The next day was a day of pure rest in the bright Andean sun, and the one after that I hiked up to San Isidro, a village further up the valley. There, opening a door to a house in search of some advertised empanadas, I came across Theo, a porteno (Buenos Airean) sitting calmly behind a Leica. He had been a photographer until a couple of years ago, when he’d left it behind to become an engineer in the navy. The reason? ‘How do you say in English? Starvation.’ But life wasn’t all bad. He’d formed a company with some friends and spent months at a time custom building yachts in other parts of the world. He’d been to China and Morocco, and he’s off to Italy in a couple of weeks. The Argentinian navy sounds like a highly tolerant employer, or perhaps it’s not that busy. Or maybe they’re keeping an eye on what the Moroccans are up to.

Theo asked to see my pictures of the condor – I think he wasn’t really convinced it was one – so I pulled out the laptop, which I hadn’t been willing to leave in the hostel. I showed it to Theresa, the lady of the house, and her two sons – the village had no electricity, and I suspect they hadn’t seen a computer before. We ran through the pictures of the condor, and then I looked for something else to show them. The first ones I came across were from Che Guevara’s house, so I turned to Theresa and said the name, expecting a light of peasant rebellion to flash in her eyes. Blank stare instead. ‘She won’t give a toss about Che Guevara,’ said Theo (his actual language was stronger). ‘Show her Buenos Aires.’ So I did.

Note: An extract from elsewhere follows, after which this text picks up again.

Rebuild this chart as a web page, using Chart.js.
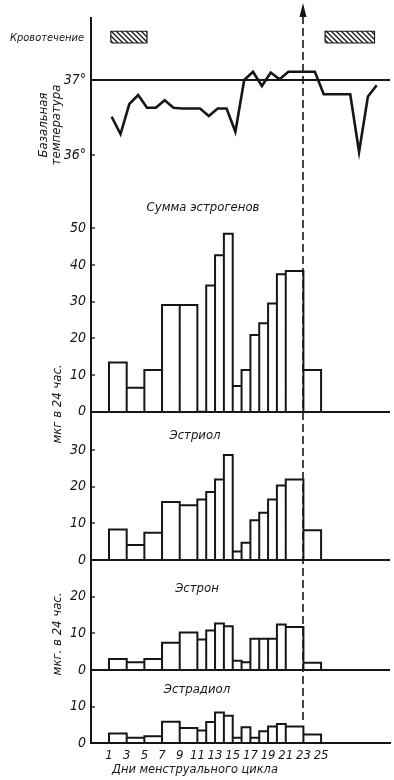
<!DOCTYPE html>
<html>
<head>
<meta charset="utf-8">
<title>Базальная температура и эстрогены</title>
<style>
  html, body { margin: 0; padding: 0; background: #fff; }
  canvas { display: block; }
</style>
</head>
<body>
<canvas id="cycle" width="394" height="780"></canvas>
<script src="https://cdn.jsdelivr.net/npm/chart.js@4.4.1/dist/chart.umd.min.js"></script>
<script>
// basal temperature, one reading per day of the cycle
const tempDays = [1, 2, 3, 4, 5, 6, 7, 8, 9, 10, 11, 12, 13, 14, 15, 16, 17, 18, 19, 20, 21, 22, 23, 24, 25, 26, 27, 28, 29, 30, 31];
const basalTemp = [36.51, 36.28, 36.68, 36.80, 36.63, 36.63, 36.73, 36.63, 36.62, 36.62, 36.62, 36.52, 36.62, 36.62, 36.31, 37.00,
  37.11, 36.92, 37.10, 37.01, 37.11, 37.11, 37.11, 37.11, 36.81, 36.81, 36.81, 36.81, 36.04, 36.78, 36.93];

// bleeding (days)
const bleedFrom = [1.25, 25.5];
const bleedTo = [5.25, 31];

// urine collections: day boundaries, one value per interval (mcg / 24 h)
const sampleEdges = [1, 3, 5, 7, 9, 11, 12, 13, 14, 15, 16, 17, 18, 19, 20, 21, 23, 25];
const totalEstrogens = [13.4, 6.5, 11.4, 29.1, 29.1, null, 34.4, 42.7, 48.5, 7.0, 11.4, 20.9, 24.1, 29.5, 37.5, 38.4, 11.4];
const estriol = [8.3, 4.1, 7.4, 15.8, 14.9, 16.5, 18.5, 21.9, 28.6, 2.3, 4.7, 10.8, 12.9, 16.5, 20.3, 21.9, 8.1];
const estrone = [3.0, 2.1, 3.0, 7.4, 10.2, 8.3, 10.8, 12.7, 11.9, 2.5, 2.1, 8.5, 8.5, 8.5, 12.4, 11.7, 2.0];
const estradiol = [2.7, 1.5, 1.9, 5.9, 4.2, 3.5, 5.8, 8.4, 7.5, 1.5, 4.4, 1.5, 3.3, 4.6, 5.3, 4.6, 2.4];

const dayTicks = [1, 3, 5, 7, 9, 11, 13, 15, 17, 19, 21, 23, 25];
const tempTicks = [36, 37];
const totalTicks = [0, 10, 20, 30, 40, 50];
const estriolTicks = [0, 10, 20, 30];
const estroneTicks = [0, 10, 20];
const estradiolTicks = [0, 10];
const ovulationDay = 23;

const INK = '#161616';
const FONT = "'Liberation Sans Narrow', 'DejaVu Sans Condensed', 'Liberation Sans', sans-serif";
const font = size => ({ family: FONT, size, style: 'italic' });

// temp axis units for the bleeding row
const bleedLo = 37.5, bleedHi = 37.645;

function hatch() {
  const c = document.createElement('canvas');
  c.width = 5; c.height = 5;
  const g = c.getContext('2d');
  g.fillStyle = '#fff';
  g.fillRect(0, 0, 5, 5);
  g.strokeStyle = INK;
  g.lineWidth = 1.3;
  g.beginPath();
  g.moveTo(-1, -1); g.lineTo(6, 6);
  g.moveTo(-1, 4); g.lineTo(1, 6);
  g.moveTo(4, -1); g.lineTo(6, 1);
  g.stroke();
  return g.createPattern(c, 'repeat');
}

// outline of adjacent bars, interval i spans sampleEdges[i]..sampleEdges[i+1]
function outline(values) {
  const pts = [];
  values.forEach((v, i) => {
    if (v == null) return;
    const x0 = sampleEdges[i], x1 = sampleEdges[i + 1];
    pts.push({ x: x0, y: 0 }, { x: x0, y: v }, { x: x1, y: v }, { x: x1, y: 0 });
  });
  return pts;
}

const barLine = { borderColor: INK, borderWidth: 2, pointRadius: 0, tension: 0, fill: false, borderJoinStyle: 'miter' };

function panelAxis(min, max, ticks, px, base, fmt) {
  return {
    type: 'linear',
    position: 'left',
    stack: 'cycle',
    stackWeight: px,
    min, max,
    afterBuildTicks: axis => { axis.ticks = ticks.map(v => ({ value: v })); },
    afterFit: axis => { axis.width = 91; },
    border: { color: INK, width: 2 },
    grid: {
      color: ctx => (ctx.tick && ctx.tick.value === base ? INK : 'rgba(0,0,0,0)'),
      lineWidth: 2,
      tickColor: INK,
      tickWidth: 1.3,
      tickLength: -4
    },
    ticks: { color: INK, font: font(14), padding: 9, callback: fmt || (v => v) }
  };
}

const labels = {
  id: 'labels',
  afterDraw(chart) {
    const { ctx, scales } = chart;
    ctx.save();
    ctx.fillStyle = INK;
    ctx.textBaseline = 'middle';

    const text = (s, x, y, size, align, rot) => {
      ctx.save();
      ctx.translate(x, y);
      if (rot) ctx.rotate(-Math.PI / 2);
      ctx.font = `italic ${size}px ${FONT}`;
      ctx.textAlign = align;
      ctx.fillText(s, 0, 0);
      ctx.restore();
    };
    text('Кровотечение', 10, 38, 11, 'left');
    text('Сумма эстрогенов', 203, 208, 13, 'center');
    text('Эстриол', 195, 436, 13, 'center');
    text('Эстрон', 197, 589, 13, 'center');
    text('Эстрадиол', 197, 690, 13, 'center');
    text('Базальная', 44, 125, 13, 'center', true);
    text('температура', 57, 125, 13, 'center', true);
    text('мкг в 24 час.', 58, 404, 13, 'center', true);
    text('мкг. в 24 час.', 58, 634, 13, 'center', true);
    text('Дни менструального цикла', 112, 770, 12.7, 'left');

    // ovulation marker
    const x = Math.round(scales.x.getPixelForValue(ovulationDay));
    ctx.strokeStyle = INK;
    ctx.lineWidth = 1.6;
    ctx.setLineDash([8, 4]);
    ctx.beginPath();
    ctx.moveTo(x, 16);
    ctx.lineTo(x, scales.yEstradiol.getPixelForValue(6));
    ctx.stroke();
    ctx.setLineDash([]);
    ctx.beginPath();
    ctx.moveTo(x, 3);
    ctx.lineTo(x - 3.5, 17);
    ctx.lineTo(x + 3.5, 17);
    ctx.closePath();
    ctx.fill();
    ctx.restore();
  }
};

const pattern = hatch();

// hatched bleeding boxes: one filled strip and one closed outline each
const bleedDatasets = [];
bleedFrom.forEach((a, i) => {
  const b = bleedTo[i];
  bleedDatasets.push({
    data: [{ x: a, y: bleedHi }, { x: b, y: bleedHi }],
    yAxisID: 'yTemp',
    borderWidth: 0, pointRadius: 0, tension: 0,
    fill: { value: bleedLo },
    backgroundColor: pattern
  }, {
    data: [{ x: a, y: bleedLo }, { x: a, y: bleedHi }, { x: b, y: bleedHi }, { x: b, y: bleedLo }, { x: a, y: bleedLo }],
    yAxisID: 'yTemp',
    borderColor: INK, borderWidth: 2, pointRadius: 0, tension: 0, fill: false,
    borderJoinStyle: 'miter'
  });
});

new Chart(document.getElementById('cycle'), {
  type: 'line',
  data: {
    datasets: [
      { data: outline(totalEstrogens), yAxisID: 'yTotal', ...barLine },
      { data: outline(estriol), yAxisID: 'yEstriol', ...barLine },
      { data: outline(estrone), yAxisID: 'yEstrone', ...barLine },
      { data: outline(estradiol), yAxisID: 'yEstradiol', ...barLine },
      {
        data: tempDays.map((d, i) => ({ x: d + 0.3, y: basalTemp[i] })),
        yAxisID: 'yTemp',
        borderColor: INK, borderWidth: 2.6, pointRadius: 0, tension: 0, fill: false
      },
      ...bleedDatasets
    ]
  },
  options: {
    responsive: false,
    animation: false,
    devicePixelRatio: 1,
    layout: { padding: { top: 18, right: 4, left: 0, bottom: 0 } },
    plugins: { legend: { display: false }, tooltip: { enabled: false } },
    scales: {
      x: {
        type: 'linear',
        min: -1.04, max: 32.8,
        afterBuildTicks: axis => { axis.ticks = dayTicks.map(v => ({ value: v })); },
        afterFit: axis => { axis.height = 36.7; },
        border: { color: INK, width: 2 },
        grid: { drawOnChartArea: false, drawTicks: false },
        ticks: { color: INK, font: font(13), padding: 5, maxRotation: 0, autoSkip: false }
      },
      yEstradiol: panelAxis(0, 20, estradiolTicks, 73.3, 0),
      yEstrone: panelAxis(0, 30, estroneTicks, 110, 0),
      yEstriol: panelAxis(0, 40.4, estriolTicks, 148.3, 0),
      yTotal: panelAxis(0, 60, totalTicks, 220, 0),
      yTemp: panelAxis(35.511, 37.827, tempTicks, 173.7, 37, v => v + '°')
    }
  },
  plugins: [labels]
});
</script>
</body>
</html>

Outside, Ray Martin was still grinning.

Well I could go on about the ethnological museum with its icons of musket-toting European angels, where the directors bowl you over with their enthusiasm and explain every feathered headdress and silver breastplate in voluble Anglo-Spanish, or the feast of San Roque which takes place today, where the townspeople carry their poodles in procession through the streets to be blessed at the church of San Francisco, but it’s pushing 10pm and I still have to buy food and pack my backpack, download my pictures, upload this and with any luck finish Graham Greene’s memoirs before I go to bed. Tomorrow I head in a hired car with three Austrians for the the Quebrada de Cafayate, which is supposed to be even more spectacular than Humahuaca, though I can’t imagine how. So I guess I’ll call it a night.